Autonomie énergétique et éco-construction
Chacun aujourd’hui s’emploie à son toit. Arrivés dans la cour, un bruit attire l’attention. Là-haut, sur sa cheminée, se trouve Steven, qui nous salue en riant « Je passe autant de temps dans ma cheminée que dans ma maison ». Seules trois maisons étaient déjà habitables, bien que nécessitant des rénovations. Les trois autres n’étaient que des murs. Les habitants ont décidé de n’utiliser que des matériaux naturels : pierre, bois, chaux, chanvre. Eco-construction voire auto-construction, le temps est long mais la gratification est là.
Cloe et Gérald ont fini leur maison il y a peu. Ils en sont fiers, surtout qu’ils seront bientôt autonomes. « Le but est d’avoir un écohameau autonome en énergie. Nous avons donc décidé de penser l’énergie lors de la construction de la maison » nous raconte Gérald autour d’un café. Aujourd’hui, ils ont déjà une petite éolienne et ils vont installer panneaux solaires et chauffe-eau solaire. Ils ont deux bassins de récupération des eaux de pluie et installent un système de filtration de l’eau pour la rendre potable. Ils pourront ensuite se désaccorder du réseau général. « C’est déjà un gain d’argent par mois, mais le but ce n’est pas l’argent. Ce type de maison n’est pas forcément moins chère. Le but, c’est d’avoir un habitat qui corresponde à nos valeurs et un système qui fait sens pour nous ». Les autres maisons sont en cours de réhabilitation et suivront le même objectif, mais pas forcément par les mêmes moyens.
« Le principal dans un écolieu, c’est le fonctionnement du groupe »
En groupe, tout prend du temps, nous disent Cloe et Gerald. Les prises de décision, les travaux, la gestion. « Nous nous réunissons tous les mardis pour une réunion et des travaux participatifs puis nous donnons tous une demi-journée pour le lieu par semaine. Nous ne nous surveillons pas, c’est une question de confiance.
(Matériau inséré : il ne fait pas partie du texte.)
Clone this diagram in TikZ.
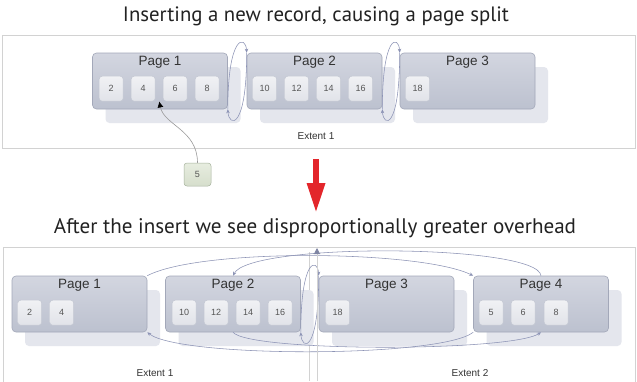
\documentclass[tikz,border=0pt]{standalone}
\usepackage{fontspec}
\setmainfont{Liberation Sans}
\newfontfamily\titlefont{PT Sans}
\usetikzlibrary{arrows.meta,calc,shadows}
\definecolor{framec}{HTML}{D2D2D2}
\definecolor{pagetop}{HTML}{D3D6E0}
\definecolor{pagebot}{HTML}{BCC1CF}
\definecolor{pagedraw}{HTML}{A3A8B9}
\definecolor{shadowc}{HTML}{E4E6ED}
\definecolor{rectop}{HTML}{F0F1F4}
\definecolor{recbot}{HTML}{E1E3E9}
\definecolor{recdraw}{HTML}{C3C7D2}
\definecolor{numc}{HTML}{555555}
\definecolor{labc}{HTML}{333333}
\definecolor{linkc}{HTML}{8C93B5}
\definecolor{greentop}{HTML}{E7EDE0}
\definecolor{greenbot}{HTML}{D6DECC}
\definecolor{greendraw}{HTML}{A7B39E}
\definecolor{redc}{HTML}{E3262B}
\definecolor{titlec}{HTML}{222222}
\begin{document}
\begin{tikzpicture}[x=1pt,y=-1pt,
  pagebox/.style={draw=pagedraw, line width=0.6pt, rounded corners=4pt,
    top color=pagetop, bottom color=pagebot,
    minimum width=135pt, minimum height=56pt, inner sep=0pt,
    drop shadow={shadow xshift=13pt, shadow yshift=-14pt, fill=shadowc, opacity=1}},
  pagelabel/.style={font=\fontsize{13.5}{15}\selectfont, text=labc, inner sep=0pt},
  rec/.style={draw=recdraw, line width=0.5pt, rounded corners=3pt, top color=rectop, bottom color=recbot,
    minimum width=24pt, minimum height=25pt, inner sep=0pt,
    font=\fontsize{9}{10}\selectfont, text=numc},
  newrec/.style={rec, draw=greendraw, top color=greentop, bottom color=greenbot, minimum width=27pt, minimum height=23pt},
  extlabel/.style={font=\fontsize{10}{11}\selectfont, text=labc, inner sep=0pt},
  link/.style={draw=linkc, line width=0.55pt, -{Stealth[length=4pt,width=3.5pt]}},
  frame/.style={draw=framec, line width=0.8pt},
  ]
\useasboundingbox (0,0) rectangle (637,381);
\clip (0,0) rectangle (637,381);
\fill[white] (0,0) rectangle (637,381);

% titles
\node[anchor=base, text=titlec, inner sep=0pt] (t1) at (316,21)
  {\resizebox{386pt}{!}{\titlefont Inserting a new record, causing a page split}};
\node[anchor=base, text=titlec, inner sep=0pt] (t2) at (315,233)
  {\resizebox{522pt}{!}{\titlefont After the insert we see disproportionally greater overhead}};

% frames
\draw[frame] (2,35) rectangle (635.5,148);
\draw[frame] (3,247) rectangle (635.5,395);
\coordinate (vl1) at (309,252);
\coordinate (vl2) at (309,381);
\draw[frame] (vl1) -- (vl2);

% ---------- top section ----------
\node[pagebox] (p1) at (160,81) {};
\node[pagebox] (p2) at (314.5,81) {};
\node[pagebox] (p3) at (467.5,81) {};
\node[pagelabel] (p1l) at ($(p1.north)+(0,9.5)$) {Page 1};
\node[pagelabel] (p2l) at ($(p2.north)+(0,9.5)$) {Page 2};
\node[pagelabel] (p3l) at ($(p3.north)+(0,9.5)$) {Page 3};

\node[rec] (a2) at ($(p1.north west)+(19,36)$) {2};
\node[rec] (a4) at ($(p1.north west)+(51,36)$) {4};
\node[rec] (a6) at ($(p1.north west)+(83,36)$) {6};
\node[rec] (a8) at ($(p1.north west)+(115,36)$) {8};
\node[rec] (a10) at ($(p2.north west)+(18,36)$) {10};
\node[rec] (a12) at ($(p2.north west)+(50,36)$) {12};
\node[rec] (a14) at ($(p2.north west)+(82,36)$) {14};
\node[rec] (a16) at ($(p2.north west)+(114,36)$) {16};
\node[rec] (a18) at ($(p3.north west)+(18,36)$) {18};

\draw[link] (p1.south east) .. controls +(0,-75) and +(-1,-18) .. (p2.north west);
\draw[link] (p2.north west) .. controls +(0,78) and +(1,18) .. (p1.south east);
\draw[link] (p2.south east) .. controls +(0,-75) and +(-1,-18) .. (p3.north west);
\draw[link] (p3.north west) .. controls +(0,78) and +(1,18) .. (p2.south east);

\node[extlabel] (e0) at (316,136) {Extent 1};

% new record
\node[newrec] (n5) at (197.5,174.5) {5};
\coordinate (ins) at ($(a4.south east)!0.5!(a6.south west)$);
\draw[draw=gray!80, line width=0.6pt, -{Latex[length=6pt,width=6pt,color=black]}]
  (n5.north) .. controls +(0,-33) and +(5,24) .. (ins);

% red arrow
\coordinate (ra1) at (316,159);
\coordinate (ra2) at (316,213);
\draw[redc, line width=6pt, -{Triangle[width=17pt,length=30pt]}] (ra1) -- (ra2);

% ---------- bottom section ----------
\node[pagebox] (q1) at (79.5,304) {};
\node[pagebox] (q2) at (233,304) {};
\node[pagebox] (q3) at (386.5,304) {};
\node[pagebox] (q4) at (541,304) {};
\node[pagelabel] (q1l) at ($(q1.north)+(0,9.5)$) {Page 1};
\node[pagelabel] (q2l) at ($(q2.north)+(0,9.5)$) {Page 2};
\node[pagelabel] (q3l) at ($(q3.north)+(0,9.5)$) {Page 3};
\node[pagelabel] (q4l) at ($(q4.north)+(0,9.5)$) {Page 4};

\node[rec] (b2) at ($(q1.north west)+(18,37)$) {2};
\node[rec] (b4) at ($(q1.north west)+(50,37)$) {4};
\node[rec] (b10) at ($(q2.north west)+(19,37)$) {10};
\node[rec] (b12) at ($(q2.north west)+(51,37)$) {12};
\node[rec] (b14) at ($(q2.north west)+(83,37)$) {14};
\node[rec] (b16) at ($(q2.north west)+(115,37)$) {16};
\node[rec] (b18) at ($(q3.north west)+(19,37)$) {18};
\node[rec] (b5) at ($(q4.north west)+(18,37)$) {5};
\node[rec] (b6) at ($(q4.north west)+(50,37)$) {6};
\node[rec] (b8) at ($(q4.north west)+(83,37)$) {8};

% loop between page 2 and page 3
\draw[link] (q2.south east) .. controls +(0,-75) and +(-1,-18) .. (q3.north west);
\draw[link] (q3.north west) .. controls +(0,78) and +(1,18) .. (q2.south east);

% long links
\draw[link] (q1.north east) .. controls (200,248) and (420,250) .. (q4.north west);
\draw[link] (q4.north) .. controls (538,244) and (250,242) .. (q2.north);
\draw[link] (q4.south west) .. controls (440,358) and (180,358) .. (q1.south east);
\draw[link] (q2.south) .. controls (250,352) and (510,352) .. (q4.south);

% vertical marker line
\coordinate (vb) at (317,381);
\coordinate (vt) at (317,248);
\draw[framec, line width=0.8pt, -{Triangle[width=6pt,length=6pt,color=linkc!90!black]}] (vb) -- (vt);

\node[extlabel] (e1) at (155,373) {Extent 1};
\node[extlabel] (e2) at (470,373) {Extent 2};
\end{tikzpicture}
\end{document}
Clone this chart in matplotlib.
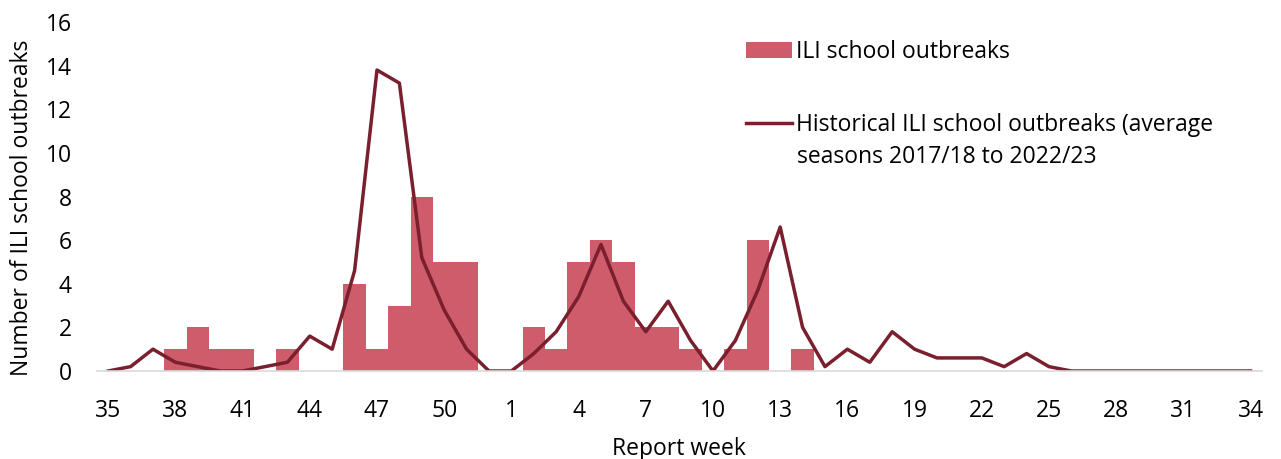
import matplotlib.pyplot as plt
import numpy as np

# report weeks, season week 35 -> week 34
weeks = list(range(35, 53)) + list(range(1, 35))

# ILI school outbreaks this season
outbreaks = [0, 0, 0, 1, 2, 1, 1, 0, 1, 0, 0, 4, 1, 3, 8, 5, 5, 0,
             0, 2, 1, 5, 6, 5, 2, 2, 1, 0, 1, 6, 0, 1, 0, 0, 0, 0,
             0, 0, 0, 0, 0, 0, 0, 0, 0, 0, 0, 0, 0, 0, 0, 0]

# historical average 2017/18 to 2022/23
historical = [0, 0.2, 1.0, 0.4, 0.2, 0, 0, 0.2, 0.4, 1.6, 1.0, 4.6, 13.8, 13.2, 5.2, 2.8, 1.0, 0,
              0, 0.8, 1.8, 3.4, 5.8, 3.2, 1.8, 3.2, 1.4, 0, 1.4, 3.7, 6.6, 2.0, 0.2, 1.0, 0.4, 1.8,
              1.0, 0.6, 0.6, 0.6, 0.2, 0.8, 0.2, 0, 0, 0, 0, 0, 0, 0, 0, 0]

plt.rcParams['font.family'] = ['Open Sans', 'DejaVu Sans']
fs = 16.5
plt.rcParams['font.size'] = fs

fig = plt.figure(figsize=(12.81, 4.59), dpi=100)
ax = fig.add_axes([0.0757, 0.1917, 0.9093, 0.7603])

x = np.arange(len(weeks))
bars = ax.bar(x, outbreaks, width=1.0, color='#CE5C6B', label='ILI school outbreaks')
line, = ax.plot(x, historical, color='#7A1F2D', linewidth=2.5,
                label='Historical ILI school outbreaks (average')

ax.set_xlim(-0.5, 51.5)
ax.set_ylim(0, 16)
ax.set_yticks(range(0, 17, 2))
ax.set_xticks(x[::3])
ax.set_xticklabels([str(w) for w in weeks[::3]])
ax.tick_params(length=0, labelsize=fs)
ax.tick_params(axis='y', pad=18)
ax.tick_params(axis='x', pad=20)

for s in ['top', 'right', 'left']:
    ax.spines[s].set_visible(False)
ax.spines['bottom'].set_color('#D9D9D9')
ax.spines['bottom'].set_linewidth(1.2)

ax.set_xlabel('Report week', fontsize=fs)
ax.set_ylabel('Number of ILI school outbreaks', fontsize=fs)
ax.yaxis.set_label_coords(-0.054, 0.467)
ax.xaxis.set_label_coords(0.5, -0.188)

ax.legend(handles=[bars, line], loc='upper left',
          bbox_to_anchor=(746 / 1281, 1 - 40 / 459),
          bbox_transform=fig.transFigure, frameon=False, fontsize=fs,
          handlelength=2.0, handletextpad=0.2, labelspacing=2.13,
          borderpad=0, borderaxespad=0)
fig.text(797 / 1281, 1 - 157 / 459, 'seasons 2017/18 to 2022/23',
         fontsize=fs, ha='left', va='center')

fig.savefig('out.png', dpi=100)
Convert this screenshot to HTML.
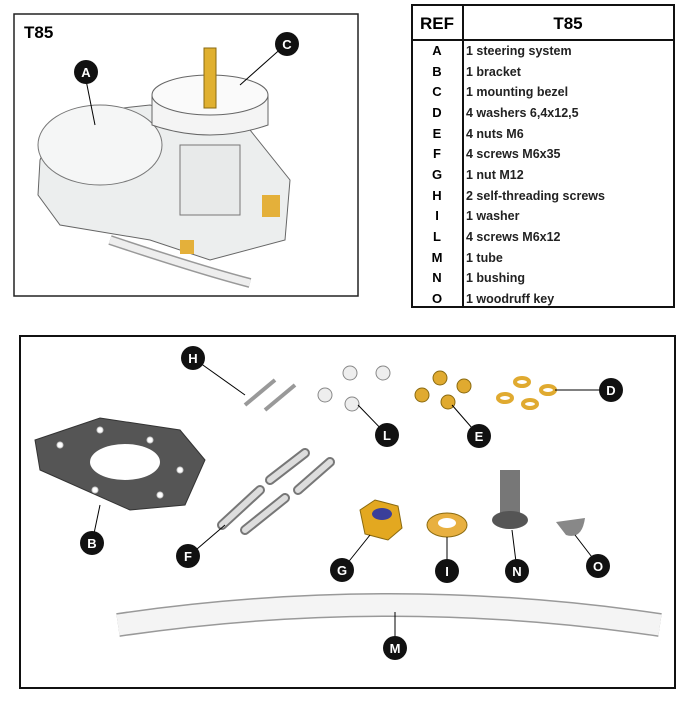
<!DOCTYPE html>
<html><head><style>
body{margin:0;background:#fff;width:694px;height:703px;overflow:hidden}
svg{display:block}
text{font-family:"Liberation Sans",sans-serif}
</style></head><body>
<svg width="694" height="703" viewBox="0 0 694 703" xmlns="http://www.w3.org/2000/svg">
<rect x="14" y="14" width="344" height="282" fill="#fff" stroke="#222" stroke-width="1.5"/>
<text x="24" y="38" font-size="17" font-weight="bold">T85</text>
<path d="M40 160 L60 115 L150 105 L250 130 L290 180 L285 240 L210 260 L150 240 L60 225 L38 195 Z" fill="#eceeee" stroke="#666"/>
<ellipse cx="100" cy="145" rx="62" ry="40" fill="#f5f6f6" stroke="#777"/>
<path d="M110 240 Q200 270 250 283" stroke="#999" stroke-width="10" fill="none"/>
<path d="M110 240 Q200 270 250 283" stroke="#eee" stroke-width="7" fill="none"/>
<rect x="180" y="145" width="60" height="70" fill="#e8eaea" stroke="#777"/>
<path d="M152 95 L152 125 Q210 145 268 125 L268 95 Z" fill="#f4f4f4" stroke="#666"/>
<ellipse cx="210" cy="95" rx="58" ry="20" fill="#fafafa" stroke="#666"/>
<rect x="204" y="48" width="12" height="60" fill="#e0b030" stroke="#8a6a10"/>
<rect x="262" y="195" width="18" height="22" fill="#e4b03a"/>
<rect x="180" y="240" width="14" height="14" fill="#e4b03a"/>
<line x1="86" y1="80" x2="95" y2="125" stroke="#000"/>
<line x1="285" y1="45" x2="240" y2="85" stroke="#000"/>
<circle cx="86" cy="72" r="12" fill="#111"/><text x="86" y="77" font-size="13" font-weight="bold" fill="#fff" text-anchor="middle">A</text>
<circle cx="287" cy="44" r="12" fill="#111"/><text x="287" y="49" font-size="13" font-weight="bold" fill="#fff" text-anchor="middle">C</text>

<rect x="412" y="5" width="262" height="302" fill="#fff" stroke="#111" stroke-width="2"/>
<line x1="412" y1="40" x2="674" y2="40" stroke="#111" stroke-width="2"/>
<line x1="463" y1="5" x2="463" y2="307" stroke="#111" stroke-width="2"/>
<text x="437" y="29" font-size="17" font-weight="bold" text-anchor="middle">REF</text>
<text x="568" y="29" font-size="17" font-weight="bold" text-anchor="middle">T85</text>
<g font-size="13" font-weight="bold" text-anchor="middle">
<text x="437" y="55">A</text><text x="437" y="76">B</text><text x="437" y="96">C</text><text x="437" y="117">D</text><text x="437" y="138">E</text><text x="437" y="158">F</text><text x="437" y="179">G</text><text x="437" y="200">H</text><text x="437" y="220">I</text><text x="437" y="241">L</text><text x="437" y="262">M</text><text x="437" y="282">N</text><text x="437" y="303">O</text>
</g>
<g font-size="12.5" font-weight="bold" fill="#222">
<text x="466" y="55">1 steering system</text><text x="466" y="76">1 bracket</text><text x="466" y="96">1 mounting bezel</text><text x="466" y="117">4 washers 6,4x12,5</text><text x="466" y="138">4 nuts M6</text><text x="466" y="158">4 screws M6x35</text><text x="466" y="179">1 nut M12</text><text x="466" y="200">2 self-threading screws</text><text x="466" y="220">1 washer</text><text x="466" y="241">4 screws M6x12</text><text x="466" y="262">1 tube</text><text x="466" y="282">1 bushing</text><text x="466" y="303">1 woodruff key</text>
</g>

<rect x="20" y="336" width="655" height="352" fill="#fff" stroke="#111" stroke-width="2"/>
<path d="M35 440 L100 418 L180 430 L205 460 L185 505 L130 510 L40 470 Z" fill="#555" stroke="#333"/>
<ellipse cx="125" cy="462" rx="35" ry="18" fill="#fff"/>
<g fill="#fff" stroke="#ccc"><circle cx="60" cy="445" r="3"/><circle cx="100" cy="430" r="3"/><circle cx="150" cy="440" r="3"/><circle cx="180" cy="470" r="3"/><circle cx="160" cy="495" r="3"/><circle cx="95" cy="490" r="3"/></g>
<g stroke="#777" stroke-width="10" stroke-linecap="round"><line x1="222" y1="525" x2="260" y2="490"/><line x1="245" y1="530" x2="285" y2="498"/><line x1="270" y1="480" x2="305" y2="453"/><line x1="298" y1="490" x2="330" y2="462"/></g>
<g stroke="#ddd" stroke-width="6" stroke-linecap="round"><line x1="222" y1="525" x2="260" y2="490"/><line x1="245" y1="530" x2="285" y2="498"/><line x1="270" y1="480" x2="305" y2="453"/><line x1="298" y1="490" x2="330" y2="462"/></g>
<g stroke="#999" stroke-width="4"><line x1="245" y1="405" x2="275" y2="380"/><line x1="265" y1="410" x2="295" y2="385"/></g>
<g fill="#eee" stroke="#888"><circle cx="325" cy="395" r="7"/><circle cx="352" cy="404" r="7"/><circle cx="350" cy="373" r="7"/><circle cx="383" cy="373" r="7"/></g>
<g fill="#e0aa30" stroke="#8a6a10"><circle cx="422" cy="395" r="7"/><circle cx="440" cy="378" r="7"/><circle cx="464" cy="386" r="7"/><circle cx="448" cy="402" r="7"/></g>
<g fill="none" stroke="#e0aa30" stroke-width="4"><ellipse cx="505" cy="398" rx="7" ry="4"/><ellipse cx="522" cy="382" rx="7" ry="4"/><ellipse cx="530" cy="404" rx="7" ry="4"/><ellipse cx="548" cy="390" rx="7" ry="4"/></g>
<path d="M360 510 L375 500 L398 506 L402 528 L388 540 L365 534 Z" fill="#e3a820" stroke="#8a6a10"/>
<ellipse cx="382" cy="514" rx="10" ry="6" fill="#3a3f9a"/>
<ellipse cx="447" cy="525" rx="20" ry="12" fill="#e8b040" stroke="#8a6a10"/>
<ellipse cx="447" cy="523" rx="9" ry="5" fill="#fff"/>
<rect x="500" y="470" width="20" height="45" fill="#777"/>
<ellipse cx="510" cy="520" rx="18" ry="9" fill="#555"/>
<path d="M556 522 L585 518 Q582 540 566 535 Z" fill="#888"/>
<path d="M118 625 Q390 585 660 625" stroke="#999" stroke-width="24" fill="none"/>
<path d="M118 625 Q390 585 660 625" stroke="#f4f4f4" stroke-width="21" fill="none"/>
<g stroke="#000" stroke-width="1">
<line x1="193" y1="358" x2="245" y2="395"/><line x1="387" y1="435" x2="358" y2="405"/><line x1="479" y1="436" x2="452" y2="405"/><line x1="610" y1="390" x2="555" y2="390"/>
<line x1="92" y1="543" x2="100" y2="505"/><line x1="190" y1="555" x2="225" y2="525"/><line x1="342" y1="570" x2="370" y2="535"/><line x1="447" y1="570" x2="447" y2="537"/><line x1="517" y1="570" x2="512" y2="530"/><line x1="598" y1="565" x2="575" y2="535"/><line x1="395" y1="648" x2="395" y2="612"/>
</g>
<g font-size="13" font-weight="bold" fill="#fff" text-anchor="middle">
<circle cx="193" cy="358" r="12" fill="#111"/><text x="193" y="363">H</text>
<circle cx="387" cy="435" r="12" fill="#111"/><text x="387" y="440">L</text>
<circle cx="479" cy="436" r="12" fill="#111"/><text x="479" y="441">E</text>
<circle cx="611" cy="390" r="12" fill="#111"/><text x="611" y="395">D</text>
<circle cx="92" cy="543" r="12" fill="#111"/><text x="92" y="548">B</text>
<circle cx="188" cy="556" r="12" fill="#111"/><text x="188" y="561">F</text>
<circle cx="342" cy="570" r="12" fill="#111"/><text x="342" y="575">G</text>
<circle cx="447" cy="571" r="12" fill="#111"/><text x="447" y="576">I</text>
<circle cx="517" cy="571" r="12" fill="#111"/><text x="517" y="576">N</text>
<circle cx="598" cy="566" r="12" fill="#111"/><text x="598" y="571">O</text>
<circle cx="395" cy="648" r="12" fill="#111"/><text x="395" y="653">M</text>
</g>
</svg>
</body></html>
Chacun est référent d’une mission, potager, forêt comestible, comptabilité… Le référent garde un œil sur son secteur et avertit les autres de l’aide dont il a besoin ».
Pour le reste, chaque famille gère son espace et son temps. Ce fonctionnement convient bien à Cloe et Gerald. Il leur permet de participer activement au groupe tout en gardant leur espace privé (maison et jardin) et du temps pour leurs activités professionnelles ou personnelles. La proximité du groupe permet toujours de se donner des coups de mains et de profiter d’un partage de connaissances. « Pour la maison, nous avons payé Steven, qui est maçon, pour nous aider. Nous n’y connaissions rien ! Aujourd’hui, nous avons beaucoup appris sur le bâtiment ».
Intégration et partage
Venu d’ailleurs, le groupe ne souhaite pas s’isoler. Il accueille déjà du public. Initiation à la permaculture, cours de yoga et de sophrologie, présentation de leur installation en oasis… Ils offrent à la location une salle de réunion et ont pour projet de réhabiliter un bâtiment en gîte. Bref, autonomie ne veut pas dire solitude, mais bien partage et ouverture à Kervillé.